Als listig im Sinne des § 870 ABGB ist nun ein Verhalten anzusehen, das auf eine bewusste Täuschung des Vertragspartners hinausläuft. Diese Täuschung kann dabei auch darin liegen, dass jener, der über eine Tatsache Gewissheit hat, diese dem anderen verheimlicht oder eine Aufklärungspflicht verletzt (vgl etwa zuletzt die Entscheidung des erkennenden Senates vom 30. 8. 2001 zu 8 ObA 58/01i mwN, etwa RIS-Justiz RS0014817; Rummel in Rummel ABGB3 § 870 Rz 4). Auch gegenüber dem Pfandbesteller wurde die Aufklärungspflicht dann bejaht, wenn die Bank schon Kenntnis von der Zahlungsunfähigkeit oder den unmittelbar bevorstehenden wirtschaftlichen Zusammenbruch des Kreditnehmers hat (vgl OGH 11. 1. 2000, 10 Ob 346/99a = ÖBA 2000/901, 811; allg RIS-Justiz RS0026488). Hinzukommen muss noch, dass der Irreführende positive Kenntnis von dem Irrtum hatte und dieser Irrtum einen Einfluss auf den Willensentschluss ausübte (vgl ebenfalls OGH 8 ObA 58/01i mwN etwa RIS-Justiz RS0014829; ebenso RIS-Justiz RS0014816).

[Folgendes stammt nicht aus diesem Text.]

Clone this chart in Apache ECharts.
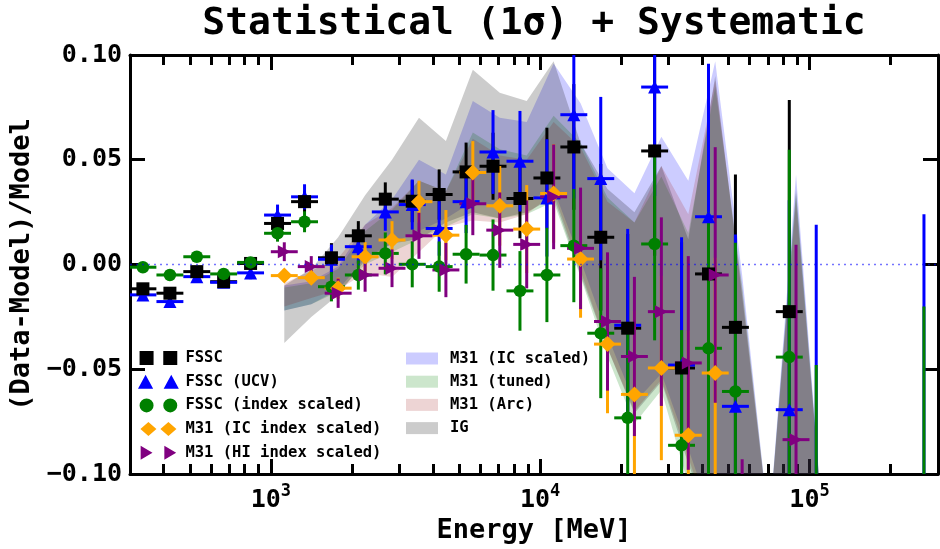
<!DOCTYPE html>
<html>
<head>
<meta charset="utf-8">
<title>Statistical (1σ) + Systematic</title>
<script src="https://cdn.jsdelivr.net/npm/echarts@6/dist/echarts.min.js"></script>
<style>
  html, body { margin: 0; padding: 0; background: #fff; }
  #chart { width: 940px; height: 549px; }
</style>
</head>
<body>
<div id="chart"></div>
<script>
// energy bin centres [MeV]
const fsscEnergy = [335, 422, 531, 668, 841, 1059, 1334, 1679, 2113, 2661,
  3350, 4217, 5309, 6683, 8414, 10593, 13335, 16788, 21135, 26607,
  33497, 42170, 53088, 66834, 84140, 105925, 133352, 167880, 211349, 266073];
const m31Energy = [1122, 1413, 1778, 2239, 2818, 3548, 4467, 5623, 7079, 8913,
  11220, 14125, 17783, 22387, 28184, 35481, 44668, 56234, 70795, 89125, 112202];
const halfBinDex = 0.05; // horizontal error bar half width, in decades

// (Data-Model)/Model and 1 sigma errors, on fsscEnergy
const fssc = [-0.0116, -0.0137, -0.0034, -0.0082, 0.0005, 0.0196, 0.030, 0.0032, 0.0137, 0.0312,
  0.0302, 0.0334, 0.0442, 0.0469, 0.0315, 0.0413, 0.0561, 0.013, -0.0304, 0.0542,
  -0.0494, -0.0045, -0.030, null, -0.0225, null, null, null, null, null];
const fsscErr = [0.002, 0.002, 0.002, 0.002, 0.002, 0.004, 0.005, 0.007, 0.007, 0.008,
  0.010, 0.012, 0.014, 0.016, 0.019, 0.024, 0.030, 0.035, 0.045, 0.050,
  0.060, 0.068, 0.073, null, 0.101, null, null, null, null, null];
const ucv = [-0.0145, -0.0177, -0.0058, -0.0085, -0.004, 0.0236, 0.0323, 0.0025, 0.0085, 0.0251,
  0.0286, 0.0172, 0.030, 0.0537, 0.0493, 0.0318, 0.0715, 0.041, -0.029, 0.0847,
  -0.048, 0.0228, -0.0677, null, -0.0693, -0.14, null, null, null, -0.2];
const ucvErr = [0.002, 0.002, 0.002, 0.002, 0.003, 0.005, 0.006, 0.007, 0.008, 0.009,
  0.012, 0.013, 0.015, 0.020, 0.024, 0.028, 0.040, 0.039, 0.046, 0.052,
  0.061, 0.073, 0.082, null, 0.100, 0.159, null, null, null, 0.224];
const indexScaled = [-0.0013, -0.005, 0.0037, -0.0045, 0.001, 0.0149, 0.0204, -0.0106, -0.005, 0.0053,
  0.0001, -0.001, 0.0049, 0.0045, -0.0126, -0.005, 0.009, -0.0328, -0.0732, 0.0098,
  -0.0863, -0.040, -0.0606, null, -0.0442, -0.2, null, null, null, -0.25];
const indexScaledErr = [0.002, 0.002, 0.002, 0.002, 0.002, 0.004, 0.005, 0.007, 0.007, 0.010,
  0.011, 0.012, 0.014, 0.017, 0.019, 0.0225, 0.027, 0.031, 0.040, 0.046,
  0.055, 0.065, 0.071, null, 0.099, 0.152, null, null, null, 0.23];

// on m31Energy
const icIndex = [-0.0053, -0.0063, -0.0113, 0.0037, 0.0117, 0.030, 0.014, 0.0439, 0.028, 0.0169,
  0.0339, 0.0026, -0.038, -0.062, -0.0494, -0.0815, -0.0518, null, null, null, null];
const icIndexErr = [0.003, 0.003, 0.005, 0.007, 0.009, 0.010, 0.012, 0.015, 0.019, 0.021,
  0.0235, 0.028, 0.033, 0.040, 0.044, 0.050, 0.055, null, null, null, null];
const hiIndex = [0.0061, -0.001, -0.0137, -0.005, -0.0018, 0.0137, -0.0026, 0.029, 0.0164, 0.0096,
  0.0323, 0.0077, -0.0272, -0.0439, -0.0225, -0.047, -0.005, -0.16, null, -0.0836, null];
const hiIndexErr = [0.0045, 0.005, 0.007, 0.008, 0.009, 0.011, 0.013, 0.015, 0.018, 0.021,
  0.025, 0.029, 0.033, 0.038, 0.045, 0.051, 0.061, 0.067, null, 0.093, null];

// systematic bands, lower / upper edge on m31Energy
const icScaledLo = [-0.022, -0.019, -0.012, 0.003, 0.010, 0.016, 0.022, 0.030, 0.028, 0.030,
  0.036, 0.002, -0.034, -0.066, -0.052, -0.088, -0.125, -0.14, -0.16, -0.13, -0.16];
const icScaledHi = [-0.010, -0.008, -0.001, 0.019, 0.031, 0.050, 0.043, 0.078, 0.070, 0.068,
  0.096, 0.077, 0.046, 0.034, 0.061, 0.040, 0.097, -0.005, -0.125, 0.043, -0.125];
const tunedLo = [-0.022, -0.019, -0.013, 0.000, 0.006, 0.012, 0.018, 0.024, 0.022, 0.024,
  0.030, -0.006, -0.044, -0.076, -0.060, -0.105, -0.13, -0.15, -0.16, -0.14, -0.16];
const tunedHi = [-0.011, -0.009, -0.002, 0.016, 0.026, 0.040, 0.035, 0.063, 0.055, 0.052,
  0.071, 0.058, 0.032, 0.020, 0.042, 0.015, 0.085, -0.010, -0.125, 0.034, -0.125];
const arcLo = [-0.020, -0.016, -0.012, -0.004, -0.006, 0.006, 0.018, 0.021, 0.020, 0.024,
  0.034, -0.003, -0.040, -0.070, -0.055, -0.092, -0.13, -0.15, -0.16, -0.14, -0.16];
const arcHi = [-0.009, -0.003, 0.003, 0.019, 0.027, 0.040, 0.035, 0.060, 0.052, 0.050,
  0.068, 0.056, 0.030, 0.020, 0.047, 0.024, 0.088, -0.012, -0.125, 0.030, -0.125];
const igLo = [-0.0375, -0.025, -0.0145, 0.002, 0.010, 0.012, 0.020, 0.025, 0.022, 0.025,
  0.032, -0.005, -0.040, -0.071, -0.056, -0.095, -0.13, -0.15, -0.16, -0.14, -0.16];
const igHi = [-0.010, -0.002, 0.013, 0.033, 0.050, 0.070, 0.059, 0.093, 0.082, 0.078,
  0.097, 0.058, 0.036, 0.025, 0.047, 0.012, 0.090, -0.015, -0.125, 0.036, -0.125];

// axis ticks
const majorTicks = [1e3, 1e4, 1e5];
const minorTicks = [400, 500, 600, 700, 800, 900, 2000, 3000, 4000, 5000, 6000, 7000, 8000, 9000,
  20000, 30000, 40000, 50000, 60000, 70000, 80000, 90000, 200000];

const FONT = 'DejaVu Sans Mono';
const chart = echarts.init(document.getElementById('chart'));

// [x, y, err] rows, skipping empty bins
const rows = (xs, ys, es) => xs.map((x, i) => (ys[i] == null ? null : [x, ys[i], es[i]])).filter(Boolean);
const bandRows = (lo, hi) => m31Energy.map((x, i) => [x, lo[i], hi[i]]);

// error bars: horizontal = bin width, vertical = +-err
const errorBarSeries = (name, color, data) => ({
  name: name + ' err',
  type: 'custom',
  clip: true,
  z: 3,
  silent: true,
  data: data,
  encode: { x: 0, y: 1 },
  renderItem: (params, api) => {
    const x = api.value(0), y = api.value(1), e = api.value(2);
    const f = Math.pow(10, halfBinDex);
    const l = api.coord([x / f, y]), r = api.coord([x * f, y]);
    const t = api.coord([x, y + e]), b = api.coord([x, y - e]);
    return {
      type: 'group',
      children: [
        { type: 'line', shape: { x1: l[0], y1: l[1], x2: r[0], y2: r[1] }, style: { stroke: color, lineWidth: 3 } },
        { type: 'line', shape: { x1: t[0], y1: t[1], x2: b[0], y2: b[1] }, style: { stroke: color, lineWidth: 3 } }
      ]
    };
  }
});

const markerSeries = (name, color, symbol, size, data) => ({
  name: name,
  type: 'scatter',
  z: 4,
  silent: true,
  symbol: symbol,
  symbolSize: size,
  itemStyle: { color: color, opacity: 1 },
  data: data.map(d => [d[0], d[1]])
});

// filled band between lower / upper edges
const bandSeries = (name, color, data) => ({
  name: name,
  type: 'custom',
  clip: true,
  z: 1,
  silent: true,
  itemStyle: { color: color },
  data: data,
  encode: { x: 0, y: [1, 2] },
  renderItem: (params, api) => {
    if (params.dataIndexInside !== 0) return null;
    const n = params.dataInsideLength;
    const pts = [];
    for (let i = 0; i < n; i++) pts.push(api.coord([api.value(0, i), api.value(2, i)]));
    for (let i = n - 1; i >= 0; i--) pts.push(api.coord([api.value(0, i), api.value(1, i)]));
    return { type: 'polygon', shape: { points: pts }, style: { fill: color } };
  }
});

const black = '#000000', blue = '#0000ff', green = '#008000', orange = '#ffa500', purple = '#800080';
const rightTri = 'path://M0,0L11,6.5L0,13Z';

const fsscRows = rows(fsscEnergy, fssc, fsscErr);
const ucvRows = rows(fsscEnergy, ucv, ucvErr);
const indexRows = rows(fsscEnergy, indexScaled, indexScaledErr);
const icRows = rows(m31Energy, icIndex, icIndexErr);
const hiRows = rows(m31Energy, hiIndex, hiIndexErr);

const xBase = {
  type: 'log', logBase: 10, min: 300, max: 300000,
  splitLine: { show: false },
  axisLine: { show: false, onZero: false },
  axisLabel: { show: false }
};
const tickStyle = { color: '#000', width: 3 };
const spine = { show: true, onZero: false, lineStyle: { color: '#000', width: 3 } };

const option = {
  animation: false,
  backgroundColor: '#fff',
  title: {
    text: 'Statistical (1σ) + Systematic',
    left: 534, top: 5, textAlign: 'center', padding: 0,
    textStyle: { fontFamily: FONT, fontWeight: 'bold', fontSize: 38, color: '#000' }
  },
  grid: { left: 130, right: 2, top: 55, bottom: 75, outerBoundsMode: 'none' },
  legend: [
    {
      orient: 'vertical', left: 138, top: 350, padding: 0,
      itemWidth: 44, itemHeight: 14, itemGap: 7.7,
      selectedMode: false,
      textStyle: { fontFamily: FONT, fontWeight: 'bold', fontSize: 15.5, color: '#000', lineHeight: 14 },
      data: [
        { name: 'FSSC', icon: 'path://M0,0h13v13h-13zM22,0h13v13h-13z' },
        { name: 'FSSC (UCV)', icon: 'path://M6.5,0L13,12L0,12ZM28.5,0L35,12L22,12Z' },
        { name: 'FSSC (index scaled)', icon: 'path://M0,6.5a6.5,6.5 0 1,0 13,0a6.5,6.5 0 1,0 -13,0ZM22,6.5a6.5,6.5 0 1,0 13,0a6.5,6.5 0 1,0 -13,0Z' },
        { name: 'M31 (IC index scaled)', icon: 'path://M8,0L16,7L8,14L0,7ZM28,0L36,7L28,14L20,7Z' },
        { name: 'M31 (HI index scaled)', icon: 'path://M2,0L13,6.5L2,13ZM24,0L35,6.5L24,13Z' }
      ]
    },
    {
      orient: 'vertical', left: 406, top: 350.5, padding: 0,
      itemWidth: 46, itemHeight: 12, itemGap: 7.2,
      selectedMode: false,
      textStyle: { fontFamily: FONT, fontWeight: 'bold', fontSize: 15.5, color: '#000', lineHeight: 14 },
      data: [
        { name: 'M31 (IC scaled)', icon: 'path://M0,0h32v12h-32z', itemStyle: { color: 'rgba(0,0,255,0.2)' } },
        { name: 'M31 (tuned)', icon: 'path://M0,0h32v12h-32z', itemStyle: { color: 'rgba(0,128,0,0.2)' } },
        { name: 'M31 (Arc)', icon: 'path://M0,0h32v12h-32z', itemStyle: { color: 'rgba(165,42,42,0.2)' } },
        { name: 'IG', icon: 'path://M0,0h32v12h-32z', itemStyle: { color: 'rgba(0,0,0,0.2)' } }
      ]
    }
  ],
  xAxis: [
    Object.assign({}, xBase, {
      position: 'bottom',
      axisLine: spine,
      axisTick: { show: true, inside: true, length: 15, customValues: majorTicks, lineStyle: tickStyle },
      axisLabel: {
        show: true, customValues: majorTicks, margin: 9,
        formatter: v => '{b|10}{s|' + Math.round(Math.log10(v)) + '}',
        rich: {
          b: { fontFamily: FONT, fontWeight: 'bold', fontSize: 25, color: '#000', lineHeight: 30, verticalAlign: 'bottom' },
          s: { fontFamily: FONT, fontWeight: 'bold', fontSize: 17, color: '#000', lineHeight: 17, verticalAlign: 'top' }
        }
      },
      name: 'Energy [MeV]', nameLocation: 'middle', nameGap: 43,
      nameTextStyle: { fontFamily: FONT, fontWeight: 'bold', fontSize: 27, color: '#000' }
    }),
    Object.assign({}, xBase, {
      position: 'bottom',
      axisTick: { show: true, inside: true, length: 10, customValues: minorTicks, lineStyle: tickStyle }
    }),
    Object.assign({}, xBase, {
      position: 'top',
      axisLine: spine,
      axisTick: { show: true, inside: true, length: 15, customValues: majorTicks, lineStyle: tickStyle }
    }),
    Object.assign({}, xBase, {
      position: 'top',
      axisTick: { show: true, inside: true, length: 10, customValues: minorTicks, lineStyle: tickStyle }
    })
  ],
  yAxis: [
    {
      type: 'value', min: -0.1, max: 0.1, interval: 0.05, position: 'left',
      axisLine: spine,
      axisTick: { show: true, inside: true, length: 15, lineStyle: tickStyle },
      splitLine: { show: false },
      axisLabel: {
        margin: 8, fontFamily: FONT, fontWeight: 'bold', fontSize: 25, color: '#000',
        formatter: v => (v < -1e-9 ? '\u2212' : '') + Math.abs(v).toFixed(2)
      },
      name: '(Data-Model)/Model', nameLocation: 'middle', nameGap: 88, nameRotate: 90,
      nameTextStyle: { fontFamily: FONT, fontWeight: 'bold', fontSize: 27, color: '#000' }
    },
    {
      type: 'value', min: -0.1, max: 0.1, interval: 0.05, position: 'right',
      axisLine: spine,
      axisTick: { show: true, inside: true, length: 15, lineStyle: tickStyle },
      splitLine: { show: false },
      axisLabel: { show: false }
    }
  ],
  series: [
    bandSeries('M31 (IC scaled)', 'rgba(0,0,255,0.2)', bandRows(icScaledLo, icScaledHi)),
    bandSeries('M31 (tuned)', 'rgba(0,128,0,0.2)', bandRows(tunedLo, tunedHi)),
    bandSeries('M31 (Arc)', 'rgba(165,42,42,0.2)', bandRows(arcLo, arcHi)),
    bandSeries('IG', 'rgba(0,0,0,0.2)', bandRows(igLo, igHi)),

    errorBarSeries('FSSC', black, fsscRows),
    errorBarSeries('FSSC (UCV)', blue, ucvRows),
    errorBarSeries('FSSC (index scaled)', green, indexRows),
    errorBarSeries('M31 (IC index scaled)', orange, icRows),
    errorBarSeries('M31 (HI index scaled)', purple, hiRows),

    Object.assign(markerSeries('FSSC (UCV)', blue, 'triangle', 13, ucvRows), {
      markLine: {
        silent: true, symbol: 'none', label: { show: false },
        lineStyle: { color: 'rgba(0,0,255,0.55)', type: [2, 4], width: 1.3 },
        data: [{ yAxis: 0 }]
      }
    }),
    markerSeries('FSSC', black, 'rect', 13, fsscRows),
    markerSeries('FSSC (index scaled)', green, 'circle', 12.5, indexRows),
    markerSeries('M31 (IC index scaled)', orange, 'diamond', 16, icRows),
    markerSeries('M31 (HI index scaled)', purple, rightTri, 13, hiRows)
  ]
};

chart.setOption(option);
</script>
</body>
</html>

Hier ist nun im Ergebnis maßgeblich, dass die Klägerin nicht nur eine Aufklärung über die unrichtigen Annahmen über die wirtschaftliche Leistungsfähigkeit unterließ, sondern trotz der ihr ersichtlichen wirtschaftlich bedrohlichen Entwicklung sogar noch die realitätsferne Einschätzung der "guten und sicheren Situation" der Hauptschuldnerinnen durch den seine Liegenschaftshälfte verpfändenden und die Zweitbeklagte zur Verpfändung auch ihrer Liegenschaftshälfte veranlassenden Erstbeklagten unterstützte und bestärkte. Dies ist als listiges Vorgehen im Sinne des § 870 ABGB anzusehen. Die Ausführungen der Klägerin, dass es für die beklagte Partei (offensichtlich die Klägerin) nicht erkennbar gewesen sei, dass der seit eineinhalb Jahren als Geschäftsführer tätige Erstbeklagte aufklärungsbedürftig gewesen wäre, gehen nicht von diesen Feststellungen aus.

Da die Klägerin im Rahmen ihrer Forderungen nach weiteren hypothekarischen Sicherheiten den Erstbeklagten auch dazu bewog, diese von der Zweitbeklagten zu beschaffen und die Klägerin selbst mit der Zweitbeklagten in keinen Kontakt trat, muss sie sich den im Ergebnis durch das arglistige Verhalten ihres Vertreters veranlassten Irrtum der Zweitbeklagten zurechnen lassen (vgl dazu auch Rummel in Rummel ABGB3 § 875 Rz 2).

Auch einen relevanten Verfahrensmangel vermag die Klägerin nicht aufzuzeigen (vgl § 510 Abs 3 Satz 3 ZPO).

Insgesamt gelingt es daher der Klägerin bezogen auf den konkret festgestellten Sachverhalt nicht, eine Rechtsfrage im Sinne des § 502 Abs 1 ZPO darzustellen.